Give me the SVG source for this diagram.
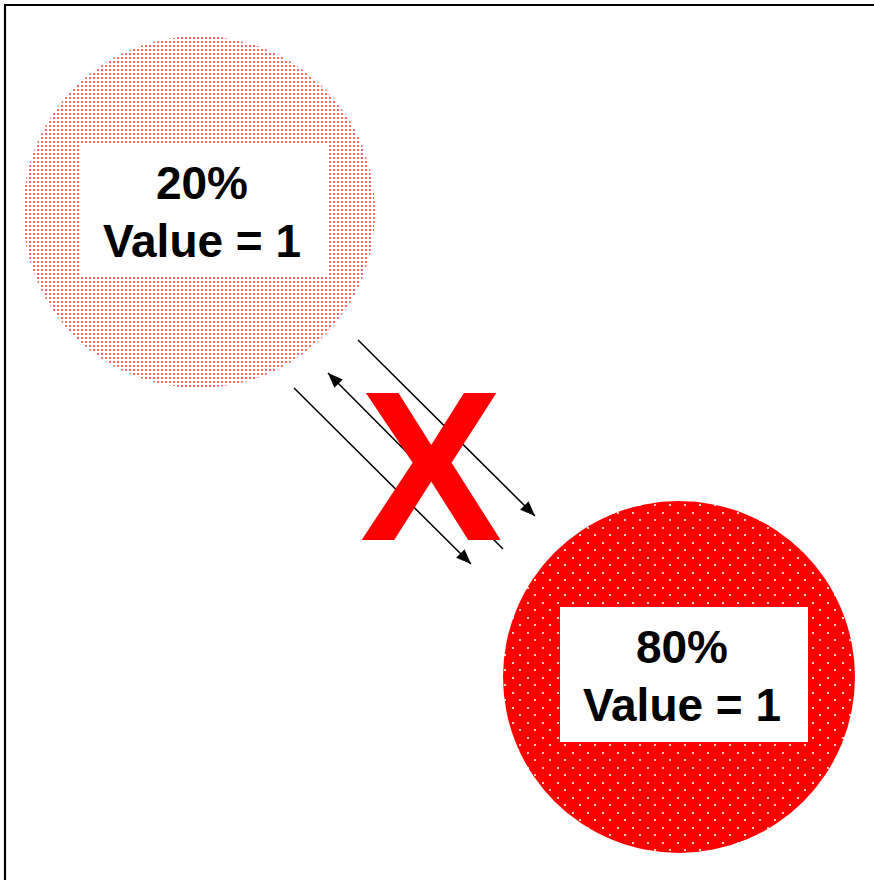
<svg xmlns="http://www.w3.org/2000/svg" width="874" height="880" viewBox="0 0 874 880">
<style>
.lbl{font-family:"Liberation Sans",Arial,sans-serif;font-weight:bold;font-size:46px;fill:#000;text-anchor:middle}
.box{fill:#fff}
.conn{stroke:#000;stroke-width:1.5;fill:none}
</style>
<defs>
<pattern id="pink" x="0" y="0" width="4" height="4" patternUnits="userSpaceOnUse">
<rect width="4" height="4" fill="#fff"/>
<rect x="1" y="1" width="2" height="2" fill="#ff6060"/>
</pattern>
<pattern id="red" x="0" y="0" width="15" height="15" patternUnits="userSpaceOnUse">
<rect width="15" height="15" fill="#ff0000"/>
<rect x="2" y="2" width="2" height="2" fill="#ffc8c8"/>
<rect x="9" y="9" width="2" height="2" fill="#ffc8c8"/>
</pattern>
<marker id="ah" viewBox="0 0 15 12" refX="15" refY="6" markerWidth="15" markerHeight="12" markerUnits="userSpaceOnUse" orient="auto-start-reverse">
<path d="M0,0 L15,6 L0,12 z" fill="#000"/>
</marker>
</defs>
<rect width="874" height="880" fill="#fff"/>
<path d="M5,880 V5 H874" fill="none" stroke="#000" stroke-width="2.2"/>
<g id="node-20">
<circle cx="199" cy="212" r="176" fill="url(#pink)"/>
<rect class="box" x="80" y="143" width="247" height="134"/>
<text class="lbl" x="202" y="199">20%</text>
<text class="lbl" x="202" y="257">Value = 1</text>
</g>
<g id="node-80">
<circle cx="679" cy="677" r="176" fill="url(#red)"/>
<rect class="box" x="560" y="607" width="248" height="135"/>
<text class="lbl" x="682" y="663">80%</text>
<text class="lbl" x="682" y="721">Value = 1</text>
</g>
<g id="connectors">
<line class="conn" x1="358" y1="340" x2="535" y2="516" marker-end="url(#ah)"/>
<line class="conn" x1="328" y1="373" x2="503" y2="549" marker-start="url(#ah)"/>
<line class="conn" x1="294" y1="388" x2="471" y2="564" marker-end="url(#ah)"/>
</g>
<g id="cross">
<text x="431" y="540" font-family="Liberation Sans, Arial, sans-serif" font-weight="bold" font-size="214" fill="#ff0000" text-anchor="middle">X</text>
</g>
</svg>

> **Stated task**
Copy out the data above exactly, except the pictures.

> **Result for this task**
Give me the SVG source for this diagram.
<svg xmlns="http://www.w3.org/2000/svg" width="874" height="880" viewBox="0 0 874 880">
<style>
.lbl{font-family:"Liberation Sans",Arial,sans-serif;font-weight:bold;font-size:46px;fill:#000;text-anchor:middle}
.box{fill:#fff}
.conn{stroke:#000;stroke-width:1.5;fill:none}
</style>
<defs>
<pattern id="pink" x="0" y="0" width="4" height="4" patternUnits="userSpaceOnUse">
<rect width="4" height="4" fill="#fff"/>
<rect x="1" y="1" width="2" height="2" fill="#ff6060"/>
</pattern>
<pattern id="red" x="0" y="0" width="15" height="15" patternUnits="userSpaceOnUse">
<rect width="15" height="15" fill="#ff0000"/>
<rect x="2" y="2" width="2" height="2" fill="#ffc8c8"/>
<rect x="9" y="9" width="2" height="2" fill="#ffc8c8"/>
</pattern>
<marker id="ah" viewBox="0 0 15 12" refX="15" refY="6" markerWidth="15" markerHeight="12" markerUnits="userSpaceOnUse" orient="auto-start-reverse">
<path d="M0,0 L15,6 L0,12 z" fill="#000"/>
</marker>
</defs>
<rect width="874" height="880" fill="#fff"/>
<path d="M5,880 V5 H874" fill="none" stroke="#000" stroke-width="2.2"/>
<g id="node-20">
<circle cx="199" cy="212" r="176" fill="url(#pink)"/>
<rect class="box" x="80" y="143" width="247" height="134"/>
<text class="lbl" x="202" y="199">20%</text>
<text class="lbl" x="202" y="257">Value = 1</text>
</g>
<g id="node-80">
<circle cx="679" cy="677" r="176" fill="url(#red)"/>
<rect class="box" x="560" y="607" width="248" height="135"/>
<text class="lbl" x="682" y="663">80%</text>
<text class="lbl" x="682" y="721">Value = 1</text>
</g>
<g id="connectors">
<line class="conn" x1="358" y1="340" x2="535" y2="516" marker-end="url(#ah)"/>
<line class="conn" x1="328" y1="373" x2="503" y2="549" marker-start="url(#ah)"/>
<line class="conn" x1="294" y1="388" x2="471" y2="564" marker-end="url(#ah)"/>
</g>
<g id="cross">
<text x="431" y="540" font-family="Liberation Sans, Arial, sans-serif" font-weight="bold" font-size="214" fill="#ff0000" text-anchor="middle">X</text>
</g>
</svg>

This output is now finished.